The star of this long and torturous story, however, is neither him nor me; it is the tiny, terrible club we belong to by virtue of studying in an older NLU. Arun and I would have continued in blithe ignorance of each others’ idiocies if his classmate had not been my senior, my crush had not been his classmate, his classmates had not been my classmates, my indiscretion had not been his ex-girlfriend, her friend and my liaison officer not been his best friend, his uncle not been a partner at the firm, my friend not been his tracking associate and my best friend not been his girlfriend’s Rakhi brother’s sister’s Rakhi brother. The whole thing reeks of impossibility to outsiders – indeed, I would have laughed at the preposterousness of it but a few short years back – but today, even though I know that in theory, a tally of parallel batches of NLU students would add up to a few hundred people, I have come to suspect that the entire NLU community is actually populated by only about ten people and that you will spend your entire life coming in contact with only these ten people. If you encounter anyone else, he/she will be either their husband, wife, boss, best friend, girlfriend or boyfriend.
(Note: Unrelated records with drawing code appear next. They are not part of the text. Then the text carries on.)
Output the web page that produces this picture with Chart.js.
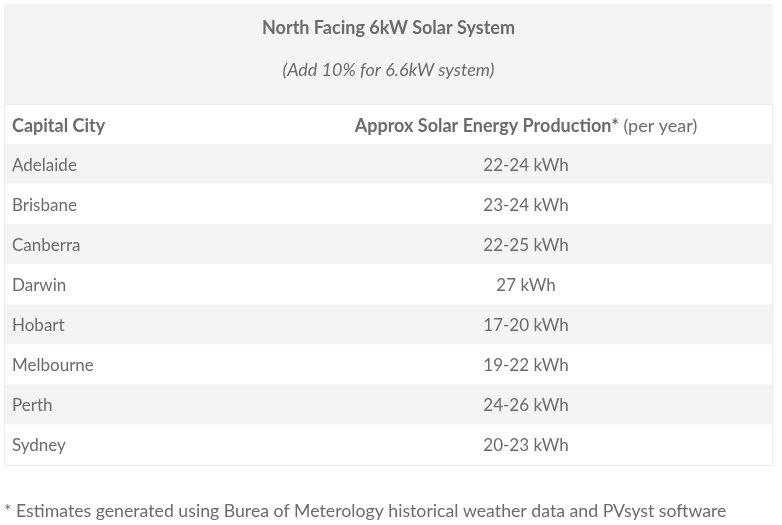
<!DOCTYPE html>
<html>
<head>
<meta charset="utf-8">
<script src="https://cdn.jsdelivr.net/npm/chart.js@4/dist/chart.umd.min.js"></script>
<style>
  html, body { margin: 0; padding: 0; background: #fff; }
  #wrap { width: 782px; height: 525px; position: relative; }
</style>
</head>
<body>
<div id="wrap"><canvas id="table"></canvas></div>
<script>
const title = 'North Facing 6kW Solar System';
const subtitle = '(Add 10% for 6.6kW system)';
const columnHeads = ['Capital City', 'Approx Solar Energy Production*', ' (per year)'];
const cities = ['Adelaide', 'Brisbane', 'Canberra', 'Darwin', 'Hobart', 'Melbourne', 'Perth', 'Sydney'];
const lowKwh = [22, 23, 22, 27, 17, 19, 24, 20];
const highKwh = [24, 24, 25, 27, 20, 22, 26, 23];
const footnote = '* Estimates generated using Burea of Meterology historical weather data and PVsyst software';

const colors = {
    text: '#6b6b6b',
    band: '#f4f4f4',
    white: '#ffffff',
    border: '#ececec',
};
const font = 'Lato, "Noto Sans", sans-serif';

function rangeLabel(i) {
    return lowKwh[i] === highKwh[i] ? `${lowKwh[i]} kWh` : `${lowKwh[i]}-${highKwh[i]} kWh`;
}

const tablePlugin = {
    id: 'tableText',
    beforeDatasetsDraw(chart) {
        const { ctx, chartArea } = chart;
        const left = chartArea.left, right = chartArea.right;
        ctx.save();
        // caption block
        ctx.fillStyle = colors.band;
        ctx.fillRect(left, 4, right - left, 100);
        // header row
        ctx.fillStyle = colors.white;
        ctx.fillRect(left, 104, right - left, chartArea.top - 104);
        ctx.restore();
    },
    afterDatasetsDraw(chart) {
        const { ctx, chartArea, scales } = chart;
        const left = chartArea.left, right = chartArea.right;
        const colCenter = 526;
        ctx.save();
        ctx.strokeStyle = colors.border;
        ctx.lineWidth = 1;
        ctx.strokeRect(left + 0.5, 104.5, right - left - 1, chartArea.bottom - 104);

        ctx.fillStyle = colors.text;
        ctx.textBaseline = 'middle';
        ctx.textAlign = 'center';
        ctx.font = `bold 18px ${font}`;
        ctx.fillText(title, (left + right) / 2, 28);
        ctx.font = `italic 18px ${font}`;
        ctx.fillText(subtitle, (left + right) / 2, 70);

        // column heads
        const headY = 126;
        ctx.textAlign = 'left';
        ctx.font = `bold 18px ${font}`;
        ctx.fillText(columnHeads[0], 12, headY);
        const w1 = ctx.measureText(columnHeads[1]).width;
        ctx.font = `18px ${font}`;
        const w2 = ctx.measureText(columnHeads[2]).width;
        const x0 = colCenter - (w1 + w2) / 2;
        ctx.font = `bold 18px ${font}`;
        ctx.fillText(columnHeads[1], x0, headY);
        ctx.font = `18px ${font}`;
        ctx.fillText(columnHeads[2], x0 + w1, headY);

        // rows
        ctx.font = `17px ${font}`;
        cities.forEach((city, i) => {
            const y = scales.y.getPixelForValue(i) + 1;
            ctx.textAlign = 'left';
            ctx.fillText(city, 12, y);
            ctx.textAlign = 'center';
            ctx.fillText(rangeLabel(i), colCenter, y);
        });

        ctx.textAlign = 'left';
        ctx.font = `17.7px ${font}`;
        ctx.fillText(footnote, 4, 511);
        ctx.restore();
    },
};

new Chart(document.getElementById('table'), {
    type: 'bar',
    data: {
        labels: cities,
        datasets: [{
            data: cities.map(() => 1),
            backgroundColor: cities.map((_, i) => (i % 2 === 0 ? colors.band : colors.white)),
            borderWidth: 0,
            barPercentage: 1,
            categoryPercentage: 1,
        }],
    },
    options: {
        indexAxis: 'y',
        responsive: true,
        maintainAspectRatio: false,
        animation: false,
        layout: { padding: { top: 144, left: 4, right: 9, bottom: 60 } },
        plugins: {
            legend: { display: false },
            tooltip: { enabled: false },
            title: { display: false },
        },
        scales: {
            x: { display: false, min: 0, max: 1 },
            y: { display: false },
        },
    },
    plugins: [tablePlugin],
});
</script>
</body>
</html>
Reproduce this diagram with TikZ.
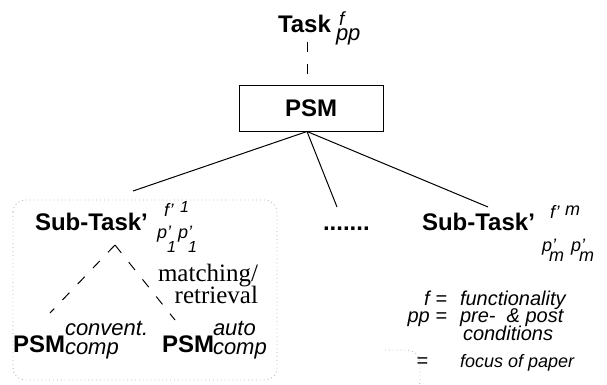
\documentclass[tikz,border=0pt]{standalone}
\usepackage{fontspec}
\setmainfont{Liberation Sans}
\newfontfamily\serifface{Liberation Serif}
\tikzset{
  lbl/.style={inner sep=0pt, outer sep=0pt, anchor=base west},
  lble/.style={inner sep=0pt, outer sep=0pt, anchor=base east},
  bigb/.style={font=\fontsize{24}{26}\selectfont\bfseries},
  scr/.style={font=\fontsize{#1}{#1}\selectfont\itshape},
  serifl/.style={font=\fontsize{25}{27}\selectfont\serifface},
  conn/.style={line width=1pt},
  dashconn/.style={line width=1pt, dash pattern=on 10pt off 12pt},
  dotbox/.style={draw=gray!55, line width=0.9pt, dash pattern=on 0.9pt off 3pt, rounded corners=12pt}
}
\begin{document}
\begin{tikzpicture}[x=1pt,y=-1pt]
\useasboundingbox (0,0) rectangle (607,385);
% dotted focus box
\draw[dotbox] (13,200) rectangle (277,380);
% top
\node[draw, conn, minimum width=144pt, minimum height=45pt, inner sep=0pt, bigb] (psm) at (311,108.5) {PSM};
\node[lbl,bigb] (task) at (278,33) {Task};
\node[lbl,scr=19] (taskf) at (339,26) {f};
\node[lbl,scr=22] (taskpp) at (336,41) {pp};
\coordinate (taskfoot) at (307,42);
\draw[dashconn] (taskfoot) -- (taskfoot |- psm.north);
\coordinate (apex) at (psm.south -| taskfoot);
\coordinate (s1top) at (133,191);
\coordinate (dtop) at (337,207);
\coordinate (smtop) at (488,207);
\draw[conn] (apex) -- (s1top);
\draw[conn] (apex) -- (dtop);
\draw[conn] (apex) -- (smtop);
% left sub-task
\node[lbl,bigb] (st1) at (35,230) {Sub-Task’};
\node[lbl,scr=18] (st1f) at (164,216) {f’};
\node[lbl,scr=16] (st1fi) at (180,212) {1};
\node[lbl,scr=18] (st1p) at (157,238) {p’};
\node[lbl,scr=16] (st1pi) at (167,252) {1};
\node[lbl,scr=18] (st1q) at (178,238) {p’};
\node[lbl,scr=16] (st1qi) at (188,252) {1};
% dots
\node[lbl,bigb] (dots) at (323,230) {.......};
% right sub-task
\node[lbl,bigb] (stm) at (422,230) {Sub-Task’};
\node[lbl,scr=18] (stmf) at (550,218) {f’};
\node[lbl,scr=18] (stmfi) at (565,215) {m};
\node[lbl,scr=18] (stmp) at (542,251) {p’};
\node[lbl,scr=18] (stmpi) at (549,261) {m};
\node[lbl,scr=18] (stmq) at (571,251) {p’};
\node[lbl,scr=18] (stmqi) at (579,261) {m};
% lower PSMs
\coordinate (stfoot) at (115,245);
\coordinate (convtop) at (50,313);
\coordinate (autotop) at (175,320);
\draw[dashconn] (stfoot) -- (convtop);
\draw[dashconn] (stfoot) -- (autotop);
\node[lble,serifl] (match) at (258,281) {matching/};
\node[lble,serifl] (retr) at (258,303) {retrieval};
\node[lbl,bigb] (psmc) at (13,352) {PSM};
\node[lbl,scr=22] (psmcs) at (65,335) {convent.};
\node[lbl,scr=22] (psmcb) at (65,354) {comp};
\node[lbl,bigb] (psma) at (162,352) {PSM};
\node[lbl,scr=22] (psmas) at (213,335) {auto};
\node[lbl,scr=22] (psmab) at (213,354) {comp};
% legend
\node[lble,scr=20] (lf) at (447,305) {f =};
\node[lbl,scr=20] (lfv) at (460,305) {functionality};
\node[lble,scr=20] (lpp) at (447,322) {pp =};
\node[lbl,scr=20] (lppv) at (460,322) {pre-\ \ \& post};
\node[lbl,scr=20] (lppv2) at (463,340) {conditions};
\node[lble,scr=20] (leq) at (428,367) {=};
\node[lbl,scr=18] (lfoc) at (460,367) {focus of paper};
\begin{scope}
\clip (0,0) rectangle (607,385);
\draw[dotbox, rounded corners=13pt] (385,350) -- (420,350) -- (420,395) -- (385,395);
\end{scope}
\end{tikzpicture}
\end{document}
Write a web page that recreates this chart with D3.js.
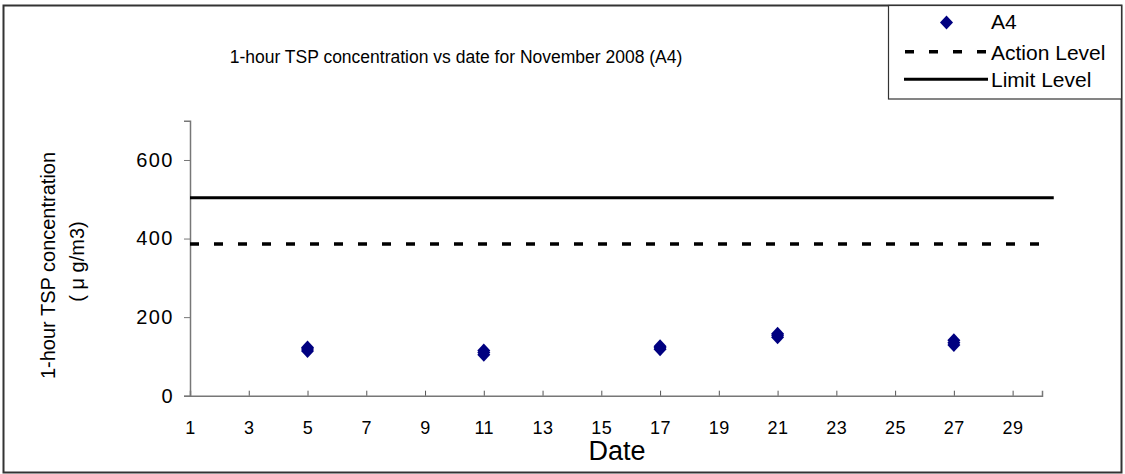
<!DOCTYPE html>
<html><head><meta charset="utf-8">
<script src="https://cdn.jsdelivr.net/npm/d3@7/dist/d3.min.js"></script>
<style>body{margin:0;background:#fff}svg{display:block}text{font-family:"Liberation Sans",Arial,sans-serif;fill:#000}</style>
</head><body><svg id="c" width="1125" height="474"></svg>
<script>
const title = "1-hour TSP concentration vs date for November 2008 (A4)";
const yLabel1 = "1-hour TSP concentration";
const yLabel2 = "( \u03bc g/m3)";
const xLabel = "Date";
const xTicks = [1,3,5,7,9,11,13,15,17,19,21,23,25,27,29];
const yTicks = [0,200,400,600];
const a4Dates  = [5,5,5,11,11,11,17,17,17,21,21,21,27,27,27];
const a4Values = [114,119,123,104,110,115,118,122,126,149,154,158,129,135,141];
const actionDates = [1,30];
const actionValues = [386,386];
const limitDates = [1,30.4];
const limitValues = [504,504];
const legendNames = ["A4","Action Level","Limit Level"];

const svg = d3.select("#c");
const x = d3.scaleLinear().domain([1,30]).range([190,1042]);
const y = d3.scaleLinear().domain([0,700]).range([395.7,120.7]);

// outer frame
svg.append("rect").attr("x",3.5).attr("y",5.5).attr("width",1118).attr("height",467)
  .attr("fill","none").attr("stroke","#333").attr("stroke-width",2);

// title
svg.append("text").attr("x",456).attr("y",63).attr("text-anchor","middle")
  .style("font-size","17.5px").text(title);

// axes
const gx = svg.append("g").attr("transform",`translate(0,${y(0)})`)
  .call(d3.axisBottom(x).tickValues(xTicks).tickSize(-5).tickPadding(26).tickFormat(d3.format("d")));
gx.select(".domain").attr("stroke","#777").attr("stroke-width",1.5);
gx.selectAll(".tick line").attr("stroke","#555");
gx.selectAll(".tick text").style("font-size","18px").style("letter-spacing","0.5px");

const gy = svg.append("g").attr("transform",`translate(${x(1)},0)`)
  .call(d3.axisLeft(y).tickValues(yTicks).tickSize(6).tickPadding(10));
gy.select(".domain").attr("stroke","#777").attr("stroke-width",1.5);
gy.selectAll(".tick line").attr("stroke","#777");
gy.selectAll(".tick text").style("font-size","20px").style("letter-spacing","1.5px");

// axis labels
svg.append("text").attr("x",617).attr("y",460).attr("text-anchor","middle")
  .style("font-size","27px").text(xLabel);
svg.append("text").attr("transform","translate(55,265.5) rotate(-90)").attr("text-anchor","middle")
  .style("font-size","20px").text(yLabel1);
svg.append("text").attr("transform","translate(84,261.5) rotate(-90)").attr("text-anchor","middle")
  .style("font-size","20px").text(yLabel2);

// level lines
const line = d3.line().x(d=>x(d[0])).y(d=>y(d[1]));
svg.append("path").datum(actionDates.map((d,i)=>[d,actionValues[i]])).attr("d",line)
  .attr("fill","none").attr("stroke","#000").attr("stroke-width",3.5).attr("stroke-dasharray","9,15");
svg.append("path").datum(limitDates.map((d,i)=>[d,limitValues[i]])).attr("d",line)
  .attr("fill","none").attr("stroke","#000").attr("stroke-width",3);

// points
const diamond = "M0,-7L6.5,0L0,7L-6.5,0Z";
svg.append("g").selectAll("path").data(a4Dates.map((d,i)=>[d,a4Values[i]])).join("path")
  .attr("d",diamond).attr("transform",d=>`translate(${x(d[0])},${y(d[1])})`).attr("fill","#000080");

// legend
const lg = svg.append("g");
lg.append("rect").attr("x",888.5).attr("y",5.5).attr("width",233).attr("height",93.5)
  .attr("fill","#fff").attr("stroke","#333").attr("stroke-width",1.2);
lg.append("path").attr("d",diamond).attr("transform","translate(946.5,22.5)").attr("fill","#000080");
lg.append("line").attr("x1",905).attr("x2",987).attr("y1",51.7).attr("y2",51.7)
  .attr("stroke","#000").attr("stroke-width",3.5).attr("stroke-dasharray","9,15");
lg.append("line").attr("x1",904).attr("x2",988).attr("y1",79.3).attr("y2",79.3)
  .attr("stroke","#000").attr("stroke-width",3);
const ly = [29,60,87];
legendNames.forEach((n,i)=>lg.append("text").attr("x",991).attr("y",ly[i]).style("font-size","21px").text(n));
</script></body></html>
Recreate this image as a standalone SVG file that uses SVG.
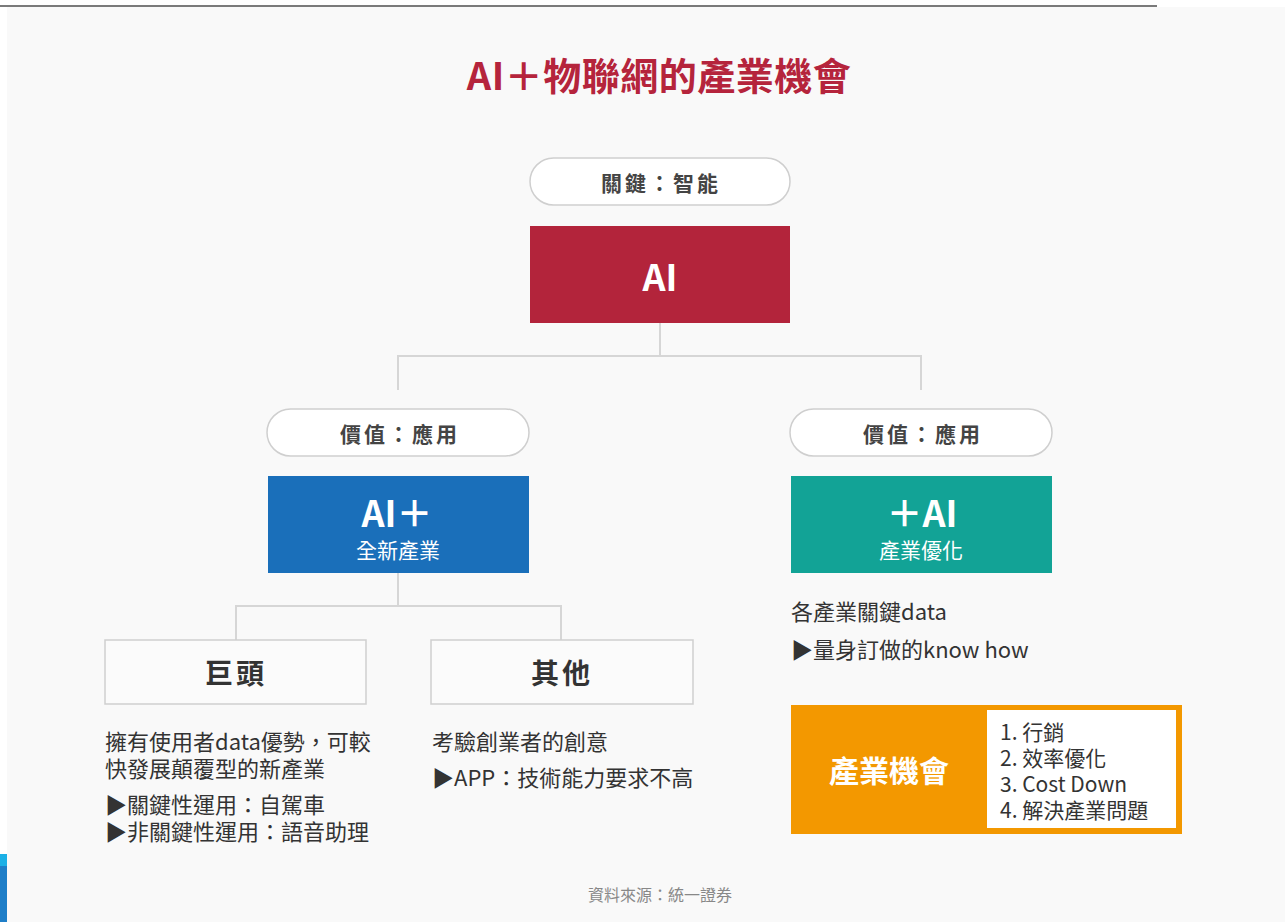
<svg xmlns="http://www.w3.org/2000/svg" width="1285" height="922" viewBox="0 0 1285 922">
<style>
.t{font-family:"Noto Sans CJK TC","Noto Sans",sans-serif}
.pill{fill:#ffffff;stroke:#cfcfcf;stroke-width:1.5}
.pt{font-size:21px;font-weight:700;fill:#444;letter-spacing:3px}
.wt{fill:#ffffff;font-weight:700}
.box{fill:#fbfbfb;stroke:#cfcfcf;stroke-width:1.5}
.body{font-size:22px;fill:#333}
.li{font-size:21px;fill:#333}
.conn{fill:none;stroke:#d6d6d6;stroke-width:2}
</style>
<rect x="0" y="0" width="1285" height="922" fill="#ffffff"/>
<rect x="7" y="7" width="1278" height="915" fill="#f9f9f9"/>
<rect x="0" y="5" width="1157" height="2" fill="#7a7a7a"/>
<rect x="0" y="854" width="7" height="12" fill="#1bb0e6"/>
<rect x="0" y="866" width="7" height="56" fill="#1e7ec8"/>

<text class="t" x="659" y="90" text-anchor="middle" font-size="38" font-weight="700" fill="#b5243c" letter-spacing="0.5">AI＋物聯網的產業機會</text>

<g id="connectors">
<path class="conn" d="M660 323V356M398 390V356H921V390"/>
<path class="conn" d="M398 573V606M236 640V606H561V640"/>
</g>

<g id="pill-key">
<rect class="pill" x="530" y="158" width="260" height="47" rx="23.5"/>
<text class="t pt" x="661" y="182" text-anchor="middle" dominant-baseline="central">關鍵：智能</text>
</g>
<g id="node-ai">
<rect x="530" y="226" width="260" height="97" fill="#b3243b"/>
<text class="t wt" x="660" y="275" text-anchor="middle" dominant-baseline="central" font-size="36">AI</text>
</g>
<g id="pill-left">
<rect class="pill" x="267" y="409" width="262" height="47" rx="23.5"/>
<text class="t pt" x="400" y="433" text-anchor="middle" dominant-baseline="central">價值：應用</text>
</g>
<g id="pill-right">
<rect class="pill" x="790" y="409" width="262" height="47" rx="23.5"/>
<text class="t pt" x="923" y="433" text-anchor="middle" dominant-baseline="central">價值：應用</text>
</g>
<g id="node-ai-plus">
<rect x="268" y="476" width="261" height="97" fill="#1a6fba"/>
<text class="t wt" x="397" y="511" text-anchor="middle" dominant-baseline="central" font-size="36">AI＋</text>
<text class="t" x="398" y="549" text-anchor="middle" dominant-baseline="central" font-size="21" fill="#ffffff">全新產業</text>
</g>
<g id="node-plus-ai">
<rect x="791" y="476" width="261" height="97" fill="#12a396"/>
<text class="t wt" x="922" y="511" text-anchor="middle" dominant-baseline="central" font-size="36">＋AI</text>
<text class="t" x="921" y="549" text-anchor="middle" dominant-baseline="central" font-size="21" fill="#ffffff">產業優化</text>
</g>
<g id="node-giant">
<rect class="box" x="105" y="640" width="261" height="64"/>
<text class="t" x="236" y="672" text-anchor="middle" dominant-baseline="central" font-size="28" font-weight="700" fill="#333" letter-spacing="3">巨頭</text>
<text class="t body" x="105" y="740" dominant-baseline="central">擁有使用者data優勢，可較</text>
<text class="t body" x="105" y="767" dominant-baseline="central">快發展顛覆型的新產業</text>
<text class="t body" x="105" y="803" dominant-baseline="central">▶關鍵性運用：自駕車</text>
<text class="t body" x="105" y="830" dominant-baseline="central">▶非關鍵性運用：語音助理</text>
</g>
<g id="node-other">
<rect class="box" x="431" y="640" width="262" height="64"/>
<text class="t" x="562" y="672" text-anchor="middle" dominant-baseline="central" font-size="28" font-weight="700" fill="#333" letter-spacing="3">其他</text>
<text class="t body" x="432" y="740" dominant-baseline="central">考驗創業者的創意</text>
<text class="t body" x="432" y="776" dominant-baseline="central">▶APP：技術能力要求不高</text>
</g>
<g id="note-right">
<text class="t body" x="791" y="610" dominant-baseline="central">各產業關鍵data</text>
<text class="t body" x="791" y="648" dominant-baseline="central">▶量身訂做的know how</text>
</g>
<g id="node-opportunity">
<rect x="791" y="705" width="391" height="129" fill="#f39800"/>
<rect x="987" y="710" width="189" height="118" fill="#ffffff"/>
<text class="t wt" x="889" y="769" text-anchor="middle" dominant-baseline="central" font-size="30">產業機會</text>
<text class="t li" x="1000" y="731" dominant-baseline="central">1. 行銷</text>
<text class="t li" x="1000" y="757" dominant-baseline="central">2. 效率優化</text>
<text class="t li" x="1000" y="783" dominant-baseline="central">3. Cost Down</text>
<text class="t li" x="1000" y="809" dominant-baseline="central">4. 解決產業問題</text>
</g>
<text class="t" x="660" y="894" text-anchor="middle" dominant-baseline="central" font-size="16" fill="#888">資料來源：統一證券</text>
</svg>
And they will know everything about you.
This theory makes Facebook more interesting and gossip more salacious. In turns, it disgusts you, depresses you and frightens you. Eventually you develop a reluctant affection for it (Google “Stockholm Syndrome”), but you never stop looking over your shoulder to see if anyone’s watching you screw up, because you are a paranoid wreck.
…all of which is a long way of saying, “This is why I blog anonymously.” HELL yes.